With the asset management industry in better financial health, compensation is climbing for the right candidates, whether at the analyst level or senior executives, recruiters across the country say.
Not only dollar values of total compensation packages are picking up, some hiring perks not seen in the last few years because of the economic downturn, particularly concerning real estate costs, are being offered again to select hires. Additionally, specialization in compliance and technology is boosting compensation packages as competition has increased for qualified candidates.
"In the last couple of months I've managed to place a number of C-level positions," says Barry Emen, president of New York-based MJE Advisors. "Companies are doing what they need to do to attract the right talent- generally, for the right person, the right job and in the right location, I would say compensation increases are anywhere between 20% to 30%."
Recruiters agreed that a CFO role in a firm will generally earn a base salary of $300,000 with additional bonuses and incentives bringing total compensation to the $600,000 to $800,000 range, given the hiring firm's profitability and operating costs, and the location of the role.
In fact all positions in the financial services industry are projected to see increases in 2015 from last year, according to a report from staffing firm Robert Half.
While operations executives are likely to see percentage increases in the 2- to 3% range, according to the report, colleagues in accounting and finance will experience slightly larger bumps in compensation. Enjoying the largest increases in compensation, though, are executives in compliance and internal accounting, with average salary increases over 4%.
"Available candidates with hard-to-find skills aren't on the market long, andcompanies must act quickly to land top prospects," the report notes. "To attract and retain top performers with sought-after skills, employers are offering competitive compensation and other incentives."
Emen says that has been his observation among asset managers, who are under increased scrutiny from industry regulators to ensure compliance and maintain strict data protection policies.
"Certainly compensation in the tax area is very robust, on the accounting side, and packages for chief financial officers," he says. "These are specialities that that they need. And also the chief compliance officer, that sort of experience is very difficult to find the right skill set."
That demand is reflected among firms in the Midwest as well, says April Sheets, president of St.Louis-based Sheets Associates Investment Search.
"What I've seen is increased compensation for compliance and anything related to compliance," Sheets says. "The circle around that has also increased in value. In time out of that you will grow a larger group of people.
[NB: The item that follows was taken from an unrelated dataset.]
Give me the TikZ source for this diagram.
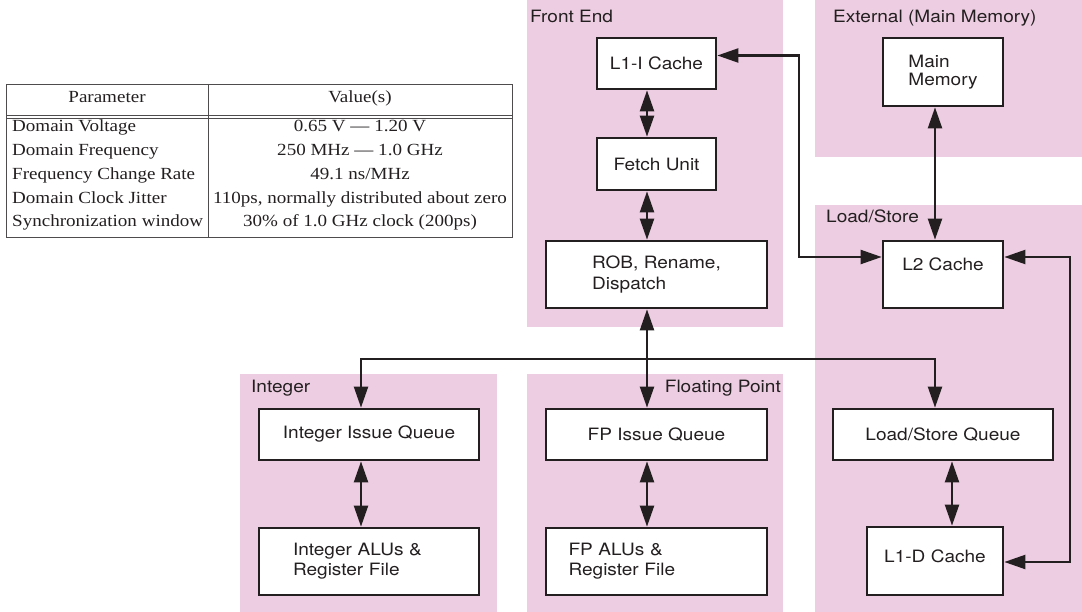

But for the moment there just isn't enough, and that does drive compensation upward."
Another role in the industry that is earning increased total compensation is credit, Sheets says. "Recently I've done a lot of high yield credit and certainly that space has experience an upswing because of demand."
Technical ability also means that candidates can choose to skip joining a large firm to pursue greater compensation as an entrepreneur or consultant, adds Amy Perrone, principal at Los Angeles-based Chelsea Partners.
"There are two different types of folks, the nine to fivers who want to be employees, and those are driven, want to prove themselves, and love challenges," Perrone says. "Those folks are likely go out create something that is theirs (rather than seek a salary.)"
Competition for skilled candidates among asset managers has meant the return of some compensation package extras that withered away during the financial and economic crises in '08, Emen says, explaining the added compensation features offer help from a real estate perspective.
Among the perks: 60 days worth of housing allowances, signing bonuses or additional cash allotments for real estate within the package, house-hunting trips, and more generous relocation packages.
Some firms, he adds, are providing select candidates with 2- to 3% back on commissions when they buy or sell real estate. "I haven't seen that in a number of years," Emen says.
A number of candidates are leaving Boston-based firms, he adds. "In the past it was hard to get them to look outside that market, but they are realizing they need to move. Compensation there is not as robust as they may think."